Technical Abstracts
In Case You Missed It
Heat Shielding Materials

“Ultra-High Thermal Isolation across Heterogeneously Layered Two-Dimensional Materials”

Authors: Sam Vaziri, et al.

Abstract: Heterogeneous integration of nanomaterials has enabled advanced electronics and photonics applications. However, similar progress has been challenging for thermal applications, in part due to shorter wavelengths of heat carriers (phonons) compared to electrons and photons. Here, the authors demonstrate unusually high thermal isolation across ultrathin heterostructures, achieved by layering atomically thin two-dimensional (2-D) materials. The authors realize artificial stacks of monolayer graphene, MoS2, and WSe2 with thermal resistance greater than 100 times thicker than SiO2 and effective thermal conductivity lower than air at room temperature. Using Raman thermometry, we simultaneously identify the thermal resistance between any 2-D monolayers in the stack. Ultra-high thermal isolation is achieved through the mismatch in mass density and phonon density of states between the 2-D layers. These thermal metamaterials are an example in the emerging field of phononics and could find applications where ultrathin thermal insulation is desired in thermal energy harvesting or for routing heat in ultracompact geometries. (Science Advances, Aug. 16, 2019, advances.sciencemag.org/content/5/8/eaax1325)

PCB Design

“EMC & EMI on High-Speed PCB Design”

Authors: Zhiwei Tang and Xiaoqing Chen; 99chaoyang@163.com.

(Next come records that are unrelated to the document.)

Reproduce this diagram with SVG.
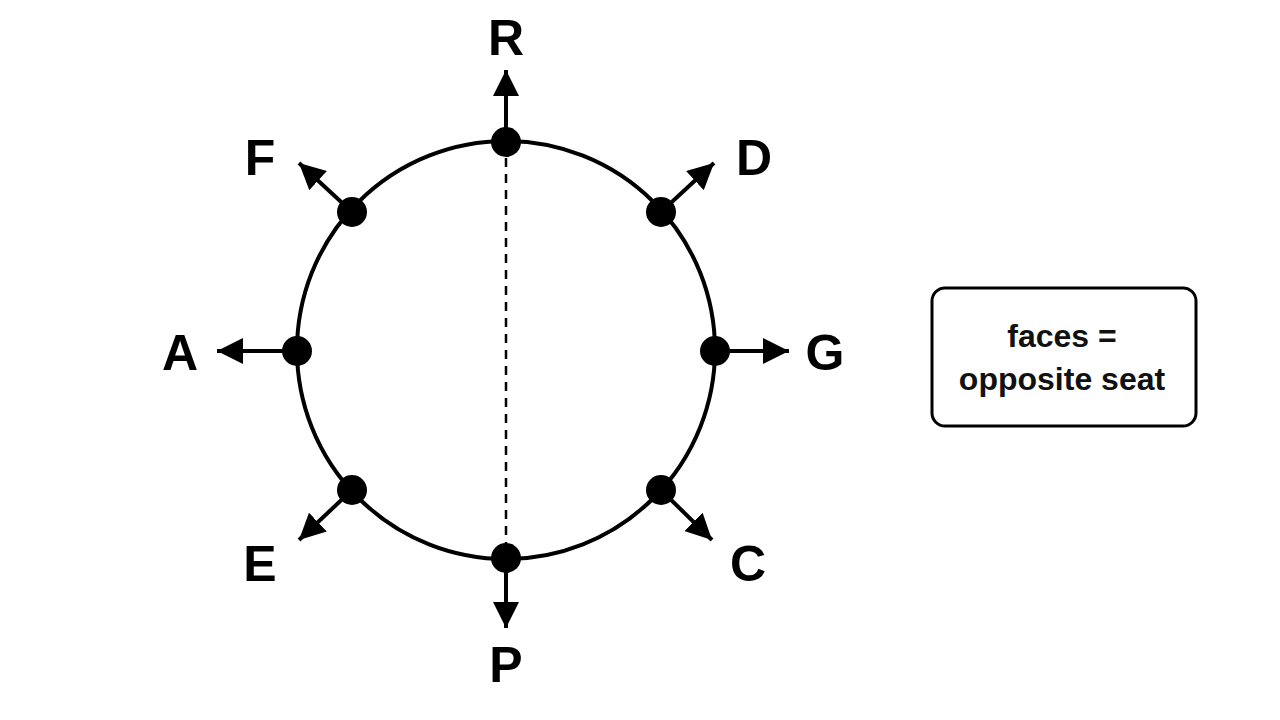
<svg xmlns="http://www.w3.org/2000/svg" width="1280" height="720" viewBox="0 0 1280 720">
<defs>
<marker id="ah" viewBox="0 0 10 10" refX="10" refY="5" markerWidth="6.5" markerHeight="6.5" markerUnits="strokeWidth" orient="auto">
<path d="M0,0 L10,5 L0,10 Z" fill="#000"/>
</marker>
<style>
.lbl{font-family:"Liberation Sans",Arial,sans-serif;font-weight:bold;font-size:50px;fill:#000;text-anchor:middle}
.note{font-family:"Liberation Sans",Arial,sans-serif;font-weight:bold;font-size:32px;fill:#111;text-anchor:middle}
.arr{stroke:#000;stroke-width:4;fill:none;marker-end:url(#ah)}
.dot{fill:#000}
</style>
</defs>
<rect width="1280" height="720" fill="#fff"/>
<g id="table">
<circle cx="506" cy="350" r="209" fill="none" stroke="#000" stroke-width="4"/>
<line x1="506" y1="142" x2="506" y2="558" stroke="#000" stroke-width="2.5" stroke-dasharray="9,7"/>
</g>
<g id="connectors">
<line class="arr" x1="506" y1="142" x2="506" y2="70"/>
<line class="arr" x1="506" y1="558" x2="506" y2="628"/>
<line class="arr" x1="297" y1="351" x2="217" y2="351"/>
<line class="arr" x1="715" y1="351" x2="789" y2="351"/>
<line class="arr" x1="352" y1="212" x2="299" y2="163"/>
<line class="arr" x1="661" y1="212" x2="714" y2="163"/>
<line class="arr" x1="352" y1="490" x2="299" y2="540"/>
<line class="arr" x1="661" y1="490" x2="712" y2="540"/>
</g>
<g id="seat-R"><circle class="dot" cx="506" cy="142" r="15"/><text class="lbl" x="506" y="55">R</text></g>
<g id="seat-D"><circle class="dot" cx="661" cy="212" r="15"/><text class="lbl" x="754" y="175">D</text></g>
<g id="seat-G"><circle class="dot" cx="715" cy="351" r="15"/><text class="lbl" x="825" y="370">G</text></g>
<g id="seat-C"><circle class="dot" cx="661" cy="490" r="15"/><text class="lbl" x="748" y="581">C</text></g>
<g id="seat-P"><circle class="dot" cx="506" cy="558" r="15"/><text class="lbl" x="506" y="682">P</text></g>
<g id="seat-E"><circle class="dot" cx="352" cy="490" r="15"/><text class="lbl" x="260" y="581">E</text></g>
<g id="seat-A"><circle class="dot" cx="297" cy="351" r="15"/><text class="lbl" x="180" y="370">A</text></g>
<g id="seat-F"><circle class="dot" cx="352" cy="212" r="15"/><text class="lbl" x="260" y="175">F</text></g>
<g id="note">
<rect x="932" y="288" width="264" height="138" rx="13" fill="#fff" stroke="#000" stroke-width="3"/>
<text class="note" x="1062" y="347">faces =</text>
<text class="note" x="1062" y="390">opposite seat</text>
</g>
</svg>
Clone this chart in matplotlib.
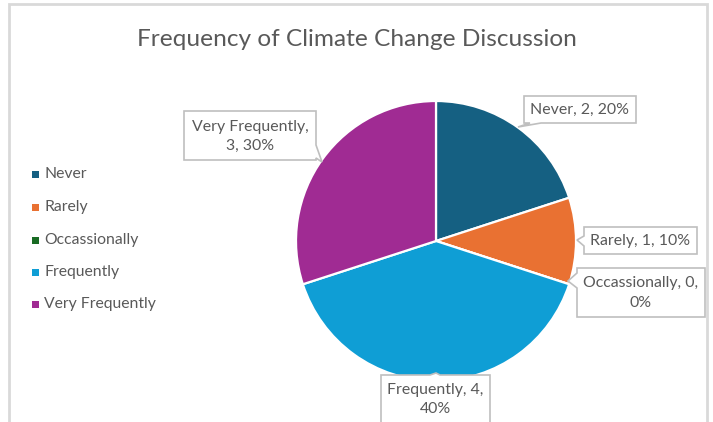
import matplotlib
matplotlib.use("Agg")
import matplotlib.pyplot as plt
from matplotlib.patches import Polygon, Rectangle

categories = ["Never", "Rarely", "Occassionally", "Frequently", "Very Frequently"]
counts = [2, 1, 0, 4, 3]
colors = ["#156082", "#E97132", "#196B24", "#0F9ED5", "#A02B93"]
title = "Frequency of Climate Change Discussion"

W, H = 713, 422
FONT = "Lato"
TXT = "#595959"
EDGE = "#BFBFBF"
LBL = 11.4
LS = 1.5

fig = plt.figure(figsize=(W / 100, H / 100), dpi=100)
ax = fig.add_axes([0, 0, 1, 1])
ax.set_xlim(0, W)
ax.set_ylim(0, H)
ax.set_axis_off()


def Y(y):
    """Convert a top-down pixel row into the axes' bottom-up coordinate."""
    return H - y


# chart frame
ax.add_patch(Rectangle((9, Y(450)), 698, 450 - 4, fill=False,
                       edgecolor="#D9D9D9", linewidth=2, zorder=1))

ax.text(357, Y(39), title, ha="center", va="center", fontsize=17.6,
        color=TXT, family=FONT)

# pie
cx, cy, r = 436, Y(241), 140
total = sum(counts)
wedges, _ = ax.pie(counts, colors=colors, startangle=90, counterclock=False,
                   center=(cx, cy), radius=r, frame=True,
                   wedgeprops=dict(edgecolor="white", linewidth=1.6))
for w in wedges:
    w.set_zorder(2)
ax.set_xlim(0, W)
ax.set_ylim(0, H)
ax.set_aspect("auto")
ax.set_axis_off()

# legend
leg_y = [174, 207, 240, 272, 304]
for cat, col, yy in zip(categories, colors, leg_y):
    ax.add_patch(Rectangle((32, Y(yy) - 3.5), 7, 7, facecolor=col,
                           edgecolor="none", zorder=3))
    ax.text(44, Y(yy), cat, ha="left", va="center", fontsize=11.3,
            color=TXT, family=FONT)


def callout(x0, y0, x1, y1, side, b0, b1, tip):
    """Box (pixel rows top-down) with a pointer notch on one side."""
    tx, ty = tip
    if side == "left":
        pts = [(x0, y0), (x1, y0), (x1, y1), (x0, y1), (x0, b1), (tx, ty), (x0, b0)]
    elif side == "bottom":
        pts = [(x0, y0), (x1, y0), (x1, y1), (b1, y1), (tx, ty), (b0, y1), (x0, y1)]
    elif side == "right":
        pts = [(x0, y0), (x1, y0), (x1, b0), (tx, ty), (x1, b1), (x1, y1), (x0, y1)]
    else:
        pts = [(x0, y0), (b0, y0), (tx, ty), (b1, y0), (x1, y0), (x1, y1), (x0, y1)]
    ax.add_patch(Polygon([(px, Y(py)) for px, py in pts], closed=True,
                         facecolor="white", edgecolor=EDGE, linewidth=1.2,
                         zorder=4))


def label(i, lines):
    pct = round(100 * counts[i] / total)
    return lines.format(c=categories[i], v=counts[i], p=pct)


# Never
callout(524, 96, 636, 123, "bottom", 530, 541, (518, 127))
ax.text(580, Y(110), label(0, "{c}, {v}, {p}%"), ha="center", va="center",
        fontsize=LBL, color=TXT, family=FONT, zorder=5)
# Rarely
callout(584, 227, 697, 254, "left", 236, 246, (577, 240))
ax.text(640.5, Y(241), label(1, "{c}, {v}, {p}%"), ha="center", va="center",
        fontsize=LBL, color=TXT, family=FONT, zorder=5)
# Occassionally
callout(577, 268, 705, 317, "left", 273, 288, (568, 281))
ax.text(641, Y(293), label(2, "{c}, {v},\n{p}%"), ha="center", va="center",
        fontsize=LBL, color=TXT, family=FONT, zorder=5, linespacing=LS)
# Frequently
callout(381, 375, 490, 430, "top", 430, 440, (436, 373))
ax.text(435.5, Y(399.5), label(3, "{c}, {v},\n{p}%"), ha="center", va="center",
        fontsize=LBL, color=TXT, family=FONT, zorder=5, linespacing=LS)
# Very Frequently
callout(184, 111, 316, 160, "right", 145, 158, (322, 162))
ax.text(250, Y(136.5), label(4, "{c},\n{v}, {p}%"), ha="center", va="center",
        fontsize=LBL, color=TXT, family=FONT, zorder=5, linespacing=LS)

fig.savefig("out.png", dpi=100)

Abstract: In higher complexity electronics systems, PCB clock frequencies and densities increase as well. Signal integrity is a top priority in high-speed PCB design. Many factors such as electromagnetic compatibility (EMC), PCB electrical parameters, component layout and high-speed signal line cabling affect the performance of the final system. How to reasonably avoid the impact of these factors and issues of note are the key to successful design of high-speed PCBs. (International Conference on Applications and Techniques in Cyber Security and Intelligence, Jul. 31, 2019)

PCB Processing

“Advanced Manufacturing Technology of Microwave Multilayer Printed Circuit Board”

Authors: Zhaohang Zhang, et al; zzh_william@126china.com.

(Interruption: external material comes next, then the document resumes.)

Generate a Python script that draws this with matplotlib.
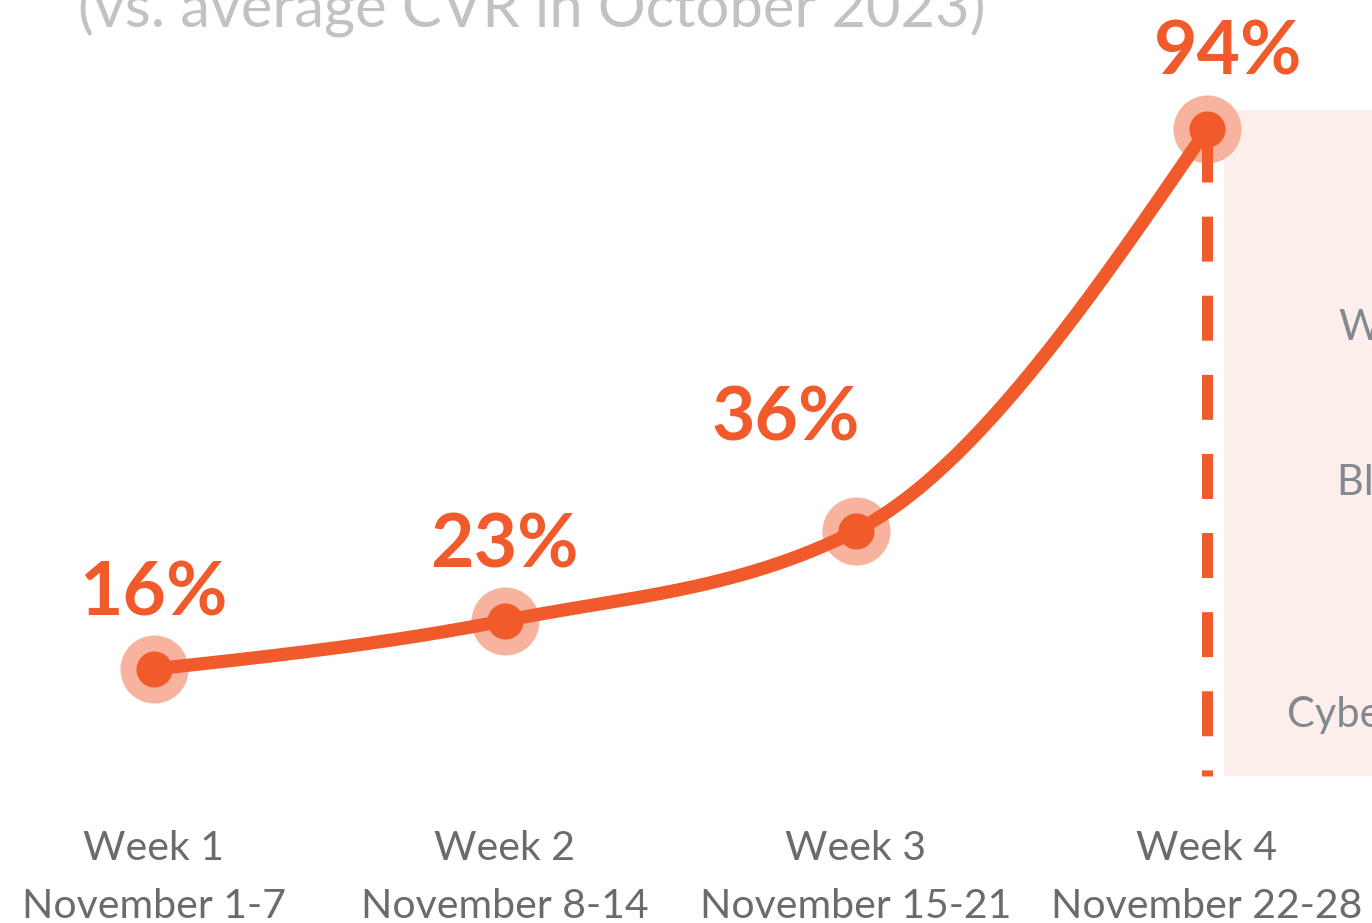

Abstract: The requirements for new-type antenna electronics equipment are high performance, high reliability and large capacity, but small size and lightweight. This paper discusses the processing of rigid antenna microwave multilayer PCBs, which presents some key developing fields and solutions, specifically in registration control and any-layer interconnect. With performance requirements increasing for rigid antennas, a PTFE-based composite lays a foundation for the development of microwave multilayer PCBs. From the advanced mechanical manufacturing point of view, the future technology development of microwave multilayer PCBs includes control of the deformation and expansion/contraction of the PCB substrate, large data software systems, any-layer interconnect design requirements, and performance indicators. (Proceedings of the Seventh Asia International Symposium on Mechatronics, Aug. 31, 2019)

Reliability

“Solder Joint Reliability of a 0.65mm Pitch Molded Array Package for Automotive Applications”

Authors: Burton Carpenter, Mollie Benson and Andrew Mawer; andrew.mawer@nxp.com.

Abstract: BGA components used in high-reliability automotive microprocessor applications have historically been 0.8mm pitch or larger. Recently, emerging market requirements have pushed BGA pitches down to 0.65mm. However, industry expectations of solder-joint reliability remain constant; customers expect cyclical thermal fatigue lifetimes to be the same as or, in some cases, more robust than prior generations of packages. In addition, automotive Tier 1 electronics manufacturers often include drop test and other board-mounted testing criteria to mitigate the risk of module-level failure during SMT, module or final vehicle assembly. The paper reports the board-level reliability of a 0.65mm pitch, 10 x 10mm MAPBGA (molded array plastic BGA) package used as an automotive radar microprocessor. Thermal fatigue life was assessed per IPC-9701A using AATS (air-to-air thermal shock) between -40°C and +125°C, while drop testing followed Jedec JESD22-B111A at 1500G. (SMTA International, October 2018)

This column provides abstracts from recent industry conferences and company white papers. Our goal is to provide an added opportunity for readers to keep abreast of technology and business trends.